Task to complete>
Search the data for the word "this" and copy every line that contains it.

Exercise material>
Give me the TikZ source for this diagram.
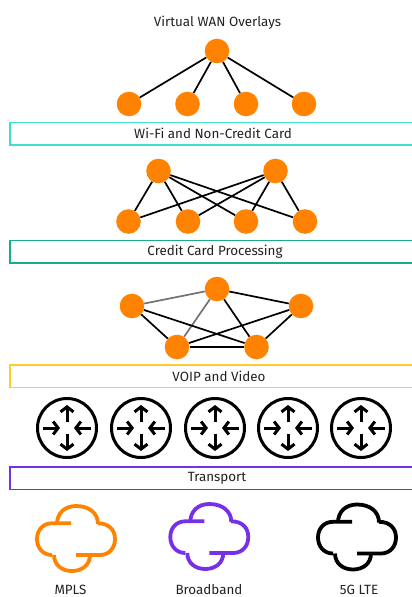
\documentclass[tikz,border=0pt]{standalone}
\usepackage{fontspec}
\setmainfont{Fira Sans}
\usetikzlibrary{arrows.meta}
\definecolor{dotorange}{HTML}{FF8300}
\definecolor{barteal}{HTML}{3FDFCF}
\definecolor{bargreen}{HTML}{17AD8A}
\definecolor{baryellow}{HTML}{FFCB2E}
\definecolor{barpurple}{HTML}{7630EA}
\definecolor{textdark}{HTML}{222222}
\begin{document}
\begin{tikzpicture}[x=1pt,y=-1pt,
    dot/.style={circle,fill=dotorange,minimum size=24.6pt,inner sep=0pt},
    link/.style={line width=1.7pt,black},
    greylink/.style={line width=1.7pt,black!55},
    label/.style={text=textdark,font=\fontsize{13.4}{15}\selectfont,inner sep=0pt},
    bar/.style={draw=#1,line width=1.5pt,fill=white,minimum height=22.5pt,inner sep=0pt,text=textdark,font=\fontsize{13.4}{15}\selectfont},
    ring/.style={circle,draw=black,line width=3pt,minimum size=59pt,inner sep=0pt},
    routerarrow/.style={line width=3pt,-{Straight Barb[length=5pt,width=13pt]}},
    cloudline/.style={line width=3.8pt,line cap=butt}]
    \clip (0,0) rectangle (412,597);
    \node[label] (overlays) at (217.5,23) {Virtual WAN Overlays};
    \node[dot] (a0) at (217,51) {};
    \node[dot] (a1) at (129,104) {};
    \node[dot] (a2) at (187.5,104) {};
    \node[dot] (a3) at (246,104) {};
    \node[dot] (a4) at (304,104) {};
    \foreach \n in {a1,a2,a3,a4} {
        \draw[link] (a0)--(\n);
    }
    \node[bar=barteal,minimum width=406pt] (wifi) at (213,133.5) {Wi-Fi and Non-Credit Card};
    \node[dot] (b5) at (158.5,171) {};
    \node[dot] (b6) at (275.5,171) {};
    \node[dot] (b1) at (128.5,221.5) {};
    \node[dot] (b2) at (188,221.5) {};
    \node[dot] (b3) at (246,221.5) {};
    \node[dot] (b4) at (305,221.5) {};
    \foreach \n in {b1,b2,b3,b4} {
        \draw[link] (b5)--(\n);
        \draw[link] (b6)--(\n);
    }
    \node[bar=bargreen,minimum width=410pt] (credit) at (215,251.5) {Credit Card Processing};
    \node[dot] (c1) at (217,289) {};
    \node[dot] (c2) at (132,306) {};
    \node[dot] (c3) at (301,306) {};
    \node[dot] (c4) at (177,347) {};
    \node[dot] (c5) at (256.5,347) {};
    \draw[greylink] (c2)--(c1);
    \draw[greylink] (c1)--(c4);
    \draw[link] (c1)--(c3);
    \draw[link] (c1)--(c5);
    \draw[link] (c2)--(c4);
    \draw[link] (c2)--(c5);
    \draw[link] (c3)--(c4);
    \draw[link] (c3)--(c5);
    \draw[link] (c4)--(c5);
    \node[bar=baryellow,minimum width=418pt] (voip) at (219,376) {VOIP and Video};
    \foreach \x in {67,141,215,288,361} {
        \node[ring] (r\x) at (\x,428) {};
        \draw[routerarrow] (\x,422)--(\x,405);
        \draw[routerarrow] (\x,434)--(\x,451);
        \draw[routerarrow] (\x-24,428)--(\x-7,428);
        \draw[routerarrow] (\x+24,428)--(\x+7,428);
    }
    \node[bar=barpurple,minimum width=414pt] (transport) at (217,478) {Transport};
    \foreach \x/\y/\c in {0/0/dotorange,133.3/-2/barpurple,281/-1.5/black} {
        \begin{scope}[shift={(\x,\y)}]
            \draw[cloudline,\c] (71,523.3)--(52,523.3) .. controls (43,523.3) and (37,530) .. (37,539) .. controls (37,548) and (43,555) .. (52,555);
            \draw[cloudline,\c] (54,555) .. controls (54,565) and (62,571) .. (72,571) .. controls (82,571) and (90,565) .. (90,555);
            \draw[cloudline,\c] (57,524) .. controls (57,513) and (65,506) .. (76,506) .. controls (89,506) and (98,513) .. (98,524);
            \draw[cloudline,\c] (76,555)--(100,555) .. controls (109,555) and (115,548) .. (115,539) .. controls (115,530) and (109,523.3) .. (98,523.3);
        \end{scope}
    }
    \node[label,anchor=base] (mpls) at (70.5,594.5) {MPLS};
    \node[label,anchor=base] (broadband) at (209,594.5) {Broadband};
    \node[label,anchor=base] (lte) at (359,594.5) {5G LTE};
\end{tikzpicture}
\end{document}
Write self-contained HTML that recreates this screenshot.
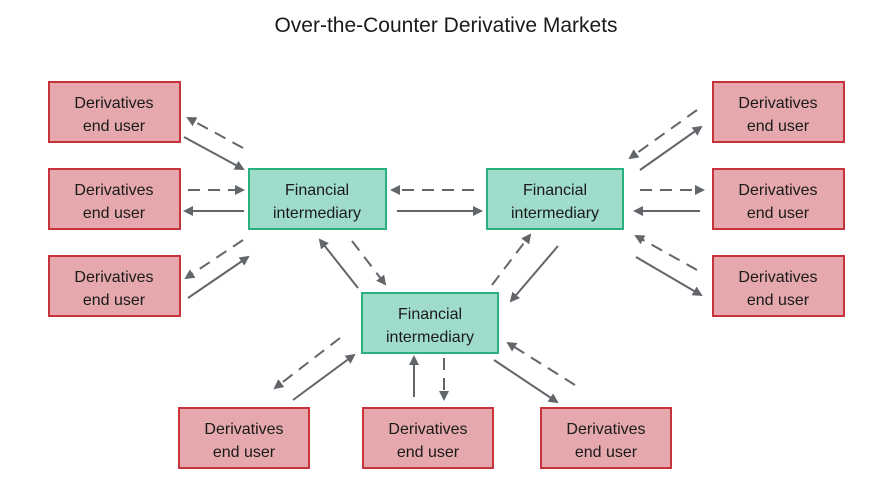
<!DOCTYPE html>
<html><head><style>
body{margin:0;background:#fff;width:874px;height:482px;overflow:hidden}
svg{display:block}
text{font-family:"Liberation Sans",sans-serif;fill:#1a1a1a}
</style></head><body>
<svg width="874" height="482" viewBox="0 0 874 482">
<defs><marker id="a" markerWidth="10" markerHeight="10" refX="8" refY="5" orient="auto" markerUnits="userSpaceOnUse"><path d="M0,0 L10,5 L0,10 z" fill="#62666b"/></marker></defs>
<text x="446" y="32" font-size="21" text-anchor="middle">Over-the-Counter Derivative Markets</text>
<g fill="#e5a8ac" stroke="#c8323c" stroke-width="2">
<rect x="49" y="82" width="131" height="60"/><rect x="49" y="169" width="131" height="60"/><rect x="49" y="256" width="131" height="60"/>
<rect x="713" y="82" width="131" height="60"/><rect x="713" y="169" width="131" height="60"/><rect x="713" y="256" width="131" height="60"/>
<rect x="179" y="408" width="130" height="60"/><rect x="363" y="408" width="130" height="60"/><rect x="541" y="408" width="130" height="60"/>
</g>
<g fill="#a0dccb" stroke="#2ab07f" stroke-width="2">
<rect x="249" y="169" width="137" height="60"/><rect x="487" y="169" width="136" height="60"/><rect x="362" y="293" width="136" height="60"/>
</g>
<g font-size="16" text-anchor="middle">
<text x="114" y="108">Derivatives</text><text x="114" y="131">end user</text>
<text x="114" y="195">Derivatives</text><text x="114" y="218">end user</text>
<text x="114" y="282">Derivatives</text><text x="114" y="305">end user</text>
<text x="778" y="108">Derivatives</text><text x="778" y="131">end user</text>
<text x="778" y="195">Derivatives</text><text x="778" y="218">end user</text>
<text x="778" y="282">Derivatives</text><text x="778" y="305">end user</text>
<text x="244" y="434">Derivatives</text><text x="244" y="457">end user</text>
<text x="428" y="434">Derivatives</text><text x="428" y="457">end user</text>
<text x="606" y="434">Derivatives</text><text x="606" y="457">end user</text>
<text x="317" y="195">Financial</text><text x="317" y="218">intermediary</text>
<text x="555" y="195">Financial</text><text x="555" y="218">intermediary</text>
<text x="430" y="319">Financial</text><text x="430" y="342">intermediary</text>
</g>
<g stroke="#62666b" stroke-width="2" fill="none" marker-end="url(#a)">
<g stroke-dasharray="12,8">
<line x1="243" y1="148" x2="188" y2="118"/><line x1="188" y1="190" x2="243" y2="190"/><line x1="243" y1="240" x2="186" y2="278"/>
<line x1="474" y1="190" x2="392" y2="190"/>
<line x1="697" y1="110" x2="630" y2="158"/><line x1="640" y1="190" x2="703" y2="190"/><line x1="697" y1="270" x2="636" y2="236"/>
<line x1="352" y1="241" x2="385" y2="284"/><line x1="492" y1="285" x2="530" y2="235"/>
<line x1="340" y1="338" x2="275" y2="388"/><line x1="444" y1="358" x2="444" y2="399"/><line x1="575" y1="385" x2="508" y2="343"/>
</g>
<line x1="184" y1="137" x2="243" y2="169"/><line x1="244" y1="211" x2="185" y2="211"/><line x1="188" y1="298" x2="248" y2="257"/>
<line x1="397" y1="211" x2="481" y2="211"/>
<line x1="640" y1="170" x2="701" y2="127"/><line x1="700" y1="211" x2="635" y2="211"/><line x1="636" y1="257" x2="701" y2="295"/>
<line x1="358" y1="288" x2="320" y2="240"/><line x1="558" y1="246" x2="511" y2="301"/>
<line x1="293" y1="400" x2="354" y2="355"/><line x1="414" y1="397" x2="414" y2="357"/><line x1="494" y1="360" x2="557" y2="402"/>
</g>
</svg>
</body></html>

Written response>
Give me the TikZ source for this diagram.
Write self-contained HTML that recreates this screenshot.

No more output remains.